Flushing imam out on bail after indictment

Imam Ahmad Wais Afzali and his wife Fatimah leave U.S. District Court in Brooklyn. Photo by Christina Santucci
By Ivan Pereira

The Flushing imam accused of tipping off an alleged terrorist was released on bail Thursday after his family put together $1.5 million in assets to make his bail.

Ahmad Wais Afzali left Brooklyn federal court Thursday with his wife, brothern, sister-in-law and parents and headed back to his home as the FBI shed new evidence in the ongoing terrorist investigation that has swept up the imam.

Afzali’s kin, all of whom are Afghans, put up their family house on Parsons Boulevard as collateral for the hefty bail bond after he was indicted on charges of lying to investigators who were tracking reported members of the al-Qaida terrorist group in Queens.

“The imam did not blow this case. Law enforcement blew this case,” Ron Kuby, the imam’s lawyer, told reporters outside the court.

Afzali, who works at a funeral home in Woodhaven, will be monitored by an ankle bracelet and was restricted by Magistrate Justice Joan M. Azrack to his home, work place, mosques and attorney’s office.

“If you don’t come back to court, they’re going to be ruined financially,” the judge warned the imam about what his relatives stood to lose.

The bail came hours after the federal government unsealed the indictment against the suspected terrorist he was in contact with.

On Sept. 10, the FBI were closely watching former Queens resident Najibullah Zazi, who drove from Colorado to Flushing and stayed at an undisclosed residence there, the criminal complaint said. Zazi, who is a American-born citizen of Afghan descent, was arrested in Colorado Monday after federal agents found several bomb-making materials, including beauty products and hydrogen peroxide, in his residence as well as several instructions from the Internet on how to use the products to make an explosive, according to the FBI.

Zazi, who the FBI says is a member of al-Qaida, was charged with a conspiracy to use weapons of mass destruction Thursday.

Afzali, who has worked as an informant for the NYPD, met with investigators who questioned him about information involving Zazi and other suspected terrorists and he complied with their requests, the criminal complaint said.

On Sept. 11, the FBI intercepted a phone conversation between Zazi and the imam, in which Afzali allegedly told Zazi that he was questioned by the police about his whereabouts, according to the FBI.

Zazi also told Afzali that his rental car was stolen and he feared he was being watched, the complaint said. The imam asked Zazi if he had any “evidence” in the car, but the Colorado man said no, according to the complaint.

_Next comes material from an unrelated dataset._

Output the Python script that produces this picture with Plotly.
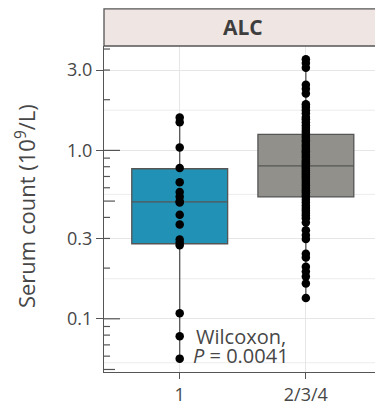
import plotly.graph_objects as go

# ---- data -------------------------------------------------------------
groups = ["1", "2/3/4"]

alc_group1 = [1.57, 1.47, 1.04, 0.785, 0.647, 0.566, 0.531, 0.497, 0.49,
              0.415, 0.363, 0.296, 0.283, 0.273, 0.108, 0.0788, 0.058]

alc_group234 = [3.48, 3.30, 3.10, 2.45, 2.32, 2.18,
                1.88, 1.81, 1.73, 1.66, 1.58, 1.53, 1.47, 1.41, 1.36, 1.31,
                1.27, 1.22, 1.19, 1.15, 1.12, 1.08, 1.05, 1.02, 0.99, 0.97,
                0.94, 0.91, 0.88, 0.86, 0.84, 0.82, 0.80, 0.78, 0.76, 0.74,
                0.72, 0.70, 0.68, 0.66, 0.64, 0.62, 0.60, 0.58, 0.565, 0.545,
                0.53, 0.51, 0.49, 0.47, 0.455, 0.44, 0.425, 0.41, 0.395, 0.373,
                0.336, 0.314, 0.298, 0.243, 0.231, 0.204, 0.191, 0.178, 0.162,
                0.133]

# box summaries (q1, median, q3, whisker ends) per group
box_q1 = [0.279, 0.529]
box_median = [0.494, 0.81]
box_q3 = [0.778, 1.245]
box_low = [0.058, 0.133]
box_high = [1.57, 3.48]
box_fill = ["#2192b5", "#91908b"]

y_breaks = [0.1, 0.3, 1.0, 3.0]
y_break_labels = ["0.1", "0.3", "1.0", "3.0"]
y_minor_grid = [0.0548, 0.173, 0.548, 1.732]

log_ticks_short = [0.06, 0.07, 0.08, 0.09, 0.2, 0.3, 0.4, 0.6, 0.7, 0.8, 0.9,
                   2.0, 3.0, 4.0]
log_ticks_mid = [0.05, 0.5]
log_ticks_long = [0.1, 1.0]

test_name = "Wilcoxon,"
p_label = "<i>P</i> = 0.0041"

# ---- figure -----------------------------------------------------------
FONT = "'Open Sans', sans-serif"
TXT = "#474747"
AX = "#555555"
W, H = 375, 406
ML, MR, MT, MB = 104, 0, 46, 26
PW = W - ML - MR
PH = H - MT - MB


def py(px):
    """paper y for a pixel row measured from the top of the page"""
    return (H - MB - px) / PH


def px_(px):
    """paper x for a pixel column measured from the left of the page"""
    return (px - ML) / PW


fig = go.Figure()

for g, q1, md, q3, lo, hi, col in zip(groups, box_q1, box_median, box_q3,
                                      box_low, box_high, box_fill):
    fig.add_trace(go.Box(
        x=[g], q1=[q1], median=[md], q3=[q3], lowerfence=[lo], upperfence=[hi],
        fillcolor=col, line=dict(color=AX, width=1.3), whiskerwidth=0,
        width=0.76, boxpoints=False, showlegend=False, hoverinfo="skip",
    ))

for g, vals in zip(groups, [alc_group1, alc_group234]):
    fig.add_trace(go.Scatter(
        x=[g] * len(vals), y=vals, mode="markers",
        marker=dict(color="black", size=8.5, line=dict(width=0)),
        showlegend=False, hoverinfo="skip",
    ))

shapes = []
# minor horizontal grid
for v in y_minor_grid:
    shapes.append(dict(type="line", xref="paper", yref="y", x0=0, x1=1,
                       y0=v, y1=v, line=dict(color="#ececec", width=1),
                       layer="below"))

# log ticks along the left axis
for vals, ln in [(log_ticks_short, 6), (log_ticks_mid, 11), (log_ticks_long, 16)]:
    for v in vals:
        shapes.append(dict(type="line", xref="paper", yref="y", x0=0,
                           x1=ln / PW, y0=v, y1=v,
                           line=dict(color=AX, width=1.2), layer="above"))

# facet strip
strip_h = 38 / PH
shapes.append(dict(type="rect", xref="paper", yref="paper", x0=0, x1=1.2,
                   y0=1, y1=1 + strip_h, fillcolor="#efe5e2",
                   line=dict(color=AX, width=1.3), layer="above"))

fig.update_layout(
    width=W, height=H,
    margin=dict(l=ML, r=MR, t=MT, b=MB),
    paper_bgcolor="white", plot_bgcolor="white",
    boxmode="overlay",
    font=dict(family=FONT, color=TXT, size=18),
    shapes=shapes,
    xaxis=dict(
        type="category", categoryorder="array", categoryarray=groups,
        range=[-0.6, 1.548], showgrid=True, gridcolor="#e6e6e6", gridwidth=1,
        showline=True, linecolor=AX, linewidth=1.4,
        ticks="outside", ticklen=6, tickcolor=AX, tickwidth=1.2,
        tickfont=dict(size=18, color=TXT), zeroline=False,
    ),
    yaxis=dict(
        type="log", range=[-1.316, 0.620],
        tickvals=y_breaks, ticktext=y_break_labels,
        showgrid=True, gridcolor="#e6e6e6", gridwidth=1,
        showline=True, linecolor=AX, linewidth=1.4,
        ticks="outside", ticklen=7, tickcolor=AX, tickwidth=1.2,
        tickfont=dict(size=18, color=TXT), zeroline=False,
    ),
    annotations=[
        dict(text="<b>ALC</b>", xref="paper", yref="paper",
             x=px_(243), y=py(27), showarrow=False,
             font=dict(size=21, color="#3e3e3e"), xanchor="center",
             yanchor="middle"),
        dict(text="Serum count (10<sup>9</sup>/L)", xref="paper", yref="paper",
             x=px_(25), y=py(210), textangle=-90,
             showarrow=False, font=dict(size=22, color=TXT),
             xanchor="center", yanchor="middle"),
        dict(text=test_name, xref="paper", yref="paper",
             x=px_(241), y=py(344), showarrow=False,
             font=dict(size=20, color=TXT), xanchor="center",
             yanchor="middle"),
        dict(text=p_label, xref="paper", yref="paper",
             x=px_(241), y=py(363), showarrow=False,
             font=dict(size=20, color=TXT), xanchor="center",
             yanchor="middle"),
    ],
)

fig.write_html("out.html")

The authorities conducted a search of the rental car and found notes for making a bomb, according to the complaint. Zazi flew back to Colorado but was later questioned and arrested by the FBI along with his father.

Six days later, Afzali was questioned again by the authorities, who asked him about the phone conversations with Zazi, the complaint said. Afzali’s recollection of the conversations did not include the statement about the “evidence” in the car and the imam was taken into custody and charged with lying to investigators, the FBI said.

Kuby said that his client has co-operated with the FBI and the NYPD on the investigation and he did not knowingly tip off Zazi. He blamed the FBI and the NYPD for not doing a through surveillance job and said Zazi may have figured out that he was being investigated after his car was stolen.

“You don’t have to be the sharpest pencil in the terrorist box to realize ‘Gee, they’re on to me,’” the attorney said.